**Task requirements:** Please write the listing below out again exactly, leaving every picture behind.
───── Recorded information
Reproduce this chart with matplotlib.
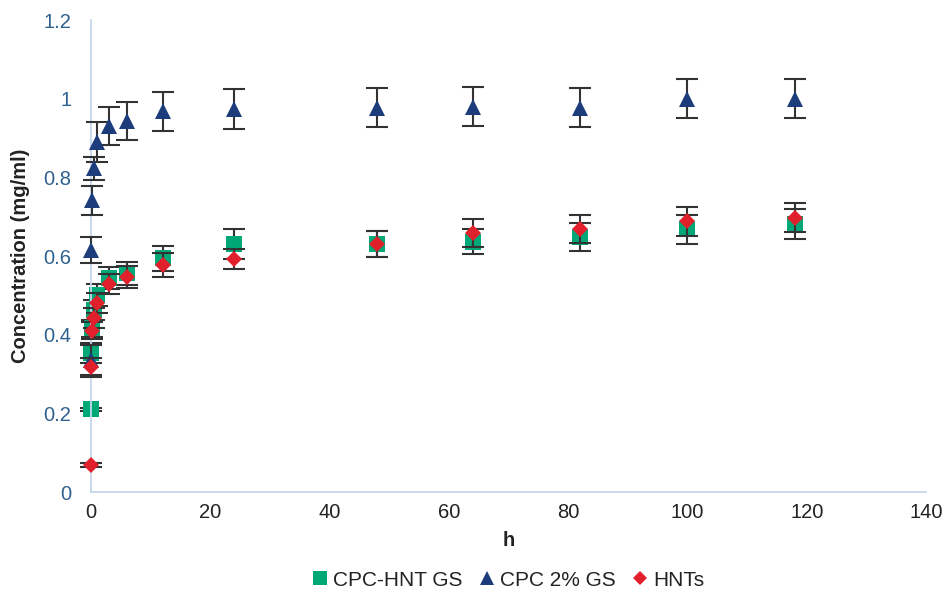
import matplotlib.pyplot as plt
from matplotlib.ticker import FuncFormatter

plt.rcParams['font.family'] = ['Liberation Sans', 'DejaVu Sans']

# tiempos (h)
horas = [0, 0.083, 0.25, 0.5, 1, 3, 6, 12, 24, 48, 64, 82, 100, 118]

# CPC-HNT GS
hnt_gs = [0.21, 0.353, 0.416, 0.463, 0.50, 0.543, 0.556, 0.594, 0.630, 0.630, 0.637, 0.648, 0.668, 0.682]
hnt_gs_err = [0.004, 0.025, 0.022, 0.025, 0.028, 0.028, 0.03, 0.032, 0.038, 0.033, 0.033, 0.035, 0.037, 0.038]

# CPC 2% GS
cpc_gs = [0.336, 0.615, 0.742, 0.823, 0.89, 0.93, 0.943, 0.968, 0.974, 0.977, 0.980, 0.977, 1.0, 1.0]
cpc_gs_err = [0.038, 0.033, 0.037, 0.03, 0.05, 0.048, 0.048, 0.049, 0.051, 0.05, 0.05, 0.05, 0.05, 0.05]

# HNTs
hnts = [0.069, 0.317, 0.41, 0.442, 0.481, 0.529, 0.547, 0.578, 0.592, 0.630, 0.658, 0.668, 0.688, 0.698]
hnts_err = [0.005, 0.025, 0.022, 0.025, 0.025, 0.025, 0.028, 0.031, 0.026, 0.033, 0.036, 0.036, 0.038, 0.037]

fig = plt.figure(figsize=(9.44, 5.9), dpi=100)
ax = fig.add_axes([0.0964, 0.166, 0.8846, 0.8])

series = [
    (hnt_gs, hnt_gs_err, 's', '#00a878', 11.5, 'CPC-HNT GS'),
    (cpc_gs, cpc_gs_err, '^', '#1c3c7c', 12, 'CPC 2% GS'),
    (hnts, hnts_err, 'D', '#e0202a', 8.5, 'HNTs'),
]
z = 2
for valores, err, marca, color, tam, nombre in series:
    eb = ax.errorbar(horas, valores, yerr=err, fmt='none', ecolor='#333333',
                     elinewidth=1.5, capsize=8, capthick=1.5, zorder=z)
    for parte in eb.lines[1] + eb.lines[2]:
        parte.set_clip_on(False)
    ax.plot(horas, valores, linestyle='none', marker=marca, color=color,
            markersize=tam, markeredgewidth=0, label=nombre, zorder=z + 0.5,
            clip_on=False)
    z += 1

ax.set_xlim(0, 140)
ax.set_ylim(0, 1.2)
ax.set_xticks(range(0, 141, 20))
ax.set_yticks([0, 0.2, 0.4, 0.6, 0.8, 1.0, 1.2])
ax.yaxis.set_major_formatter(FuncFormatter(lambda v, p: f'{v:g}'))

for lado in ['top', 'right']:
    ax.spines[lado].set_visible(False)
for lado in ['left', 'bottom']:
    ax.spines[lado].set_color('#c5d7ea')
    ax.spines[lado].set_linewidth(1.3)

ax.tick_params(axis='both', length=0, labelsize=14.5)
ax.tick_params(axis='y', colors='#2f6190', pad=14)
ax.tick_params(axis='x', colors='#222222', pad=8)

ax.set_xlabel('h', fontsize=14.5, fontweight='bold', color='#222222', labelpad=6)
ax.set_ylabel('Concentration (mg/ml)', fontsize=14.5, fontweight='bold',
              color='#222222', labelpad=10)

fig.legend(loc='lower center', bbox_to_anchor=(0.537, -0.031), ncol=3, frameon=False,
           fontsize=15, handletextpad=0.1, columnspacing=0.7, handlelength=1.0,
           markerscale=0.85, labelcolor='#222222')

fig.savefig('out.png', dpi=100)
──────────
**Output for this exercise:**
Reproduce this chart with matplotlib.
import matplotlib.pyplot as plt
from matplotlib.ticker import FuncFormatter

plt.rcParams['font.family'] = ['Liberation Sans', 'DejaVu Sans']

# tiempos (h)
horas = [0, 0.083, 0.25, 0.5, 1, 3, 6, 12, 24, 48, 64, 82, 100, 118]

# CPC-HNT GS
hnt_gs = [0.21, 0.353, 0.416, 0.463, 0.50, 0.543, 0.556, 0.594, 0.630, 0.630, 0.637, 0.648, 0.668, 0.682]
hnt_gs_err = [0.004, 0.025, 0.022, 0.025, 0.028, 0.028, 0.03, 0.032, 0.038, 0.033, 0.033, 0.035, 0.037, 0.038]

# CPC 2% GS
cpc_gs = [0.336, 0.615, 0.742, 0.823, 0.89, 0.93, 0.943, 0.968, 0.974, 0.977, 0.980, 0.977, 1.0, 1.0]
cpc_gs_err = [0.038, 0.033, 0.037, 0.03, 0.05, 0.048, 0.048, 0.049, 0.051, 0.05, 0.05, 0.05, 0.05, 0.05]

# HNTs
hnts = [0.069, 0.317, 0.41, 0.442, 0.481, 0.529, 0.547, 0.578, 0.592, 0.630, 0.658, 0.668, 0.688, 0.698]
hnts_err = [0.005, 0.025, 0.022, 0.025, 0.025, 0.025, 0.028, 0.031, 0.026, 0.033, 0.036, 0.036, 0.038, 0.037]

fig = plt.figure(figsize=(9.44, 5.9), dpi=100)
ax = fig.add_axes([0.0964, 0.166, 0.8846, 0.8])

series = [
    (hnt_gs, hnt_gs_err, 's', '#00a878', 11.5, 'CPC-HNT GS'),
    (cpc_gs, cpc_gs_err, '^', '#1c3c7c', 12, 'CPC 2% GS'),
    (hnts, hnts_err, 'D', '#e0202a', 8.5, 'HNTs'),
]
z = 2
for valores, err, marca, color, tam, nombre in series:
    eb = ax.errorbar(horas, valores, yerr=err, fmt='none', ecolor='#333333',
                     elinewidth=1.5, capsize=8, capthick=1.5, zorder=z)
    for parte in eb.lines[1] + eb.lines[2]:
        parte.set_clip_on(False)
    ax.plot(horas, valores, linestyle='none', marker=marca, color=color,
            markersize=tam, markeredgewidth=0, label=nombre, zorder=z + 0.5,
            clip_on=False)
    z += 1

ax.set_xlim(0, 140)
ax.set_ylim(0, 1.2)
ax.set_xticks(range(0, 141, 20))
ax.set_yticks([0, 0.2, 0.4, 0.6, 0.8, 1.0, 1.2])
ax.yaxis.set_major_formatter(FuncFormatter(lambda v, p: f'{v:g}'))

for lado in ['top', 'right']:
    ax.spines[lado].set_visible(False)
for lado in ['left', 'bottom']:
    ax.spines[lado].set_color('#c5d7ea')
    ax.spines[lado].set_linewidth(1.3)

ax.tick_params(axis='both', length=0, labelsize=14.5)
ax.tick_params(axis='y', colors='#2f6190', pad=14)
ax.tick_params(axis='x', colors='#222222', pad=8)

ax.set_xlabel('h', fontsize=14.5, fontweight='bold', color='#222222', labelpad=6)
ax.set_ylabel('Concentration (mg/ml)', fontsize=14.5, fontweight='bold',
              color='#222222', labelpad=10)

fig.legend(loc='lower center', bbox_to_anchor=(0.537, -0.031), ncol=3, frameon=False,
           fontsize=15, handletextpad=0.1, columnspacing=0.7, handlelength=1.0,
           markerscale=0.85, labelcolor='#222222')

fig.savefig('out.png', dpi=100)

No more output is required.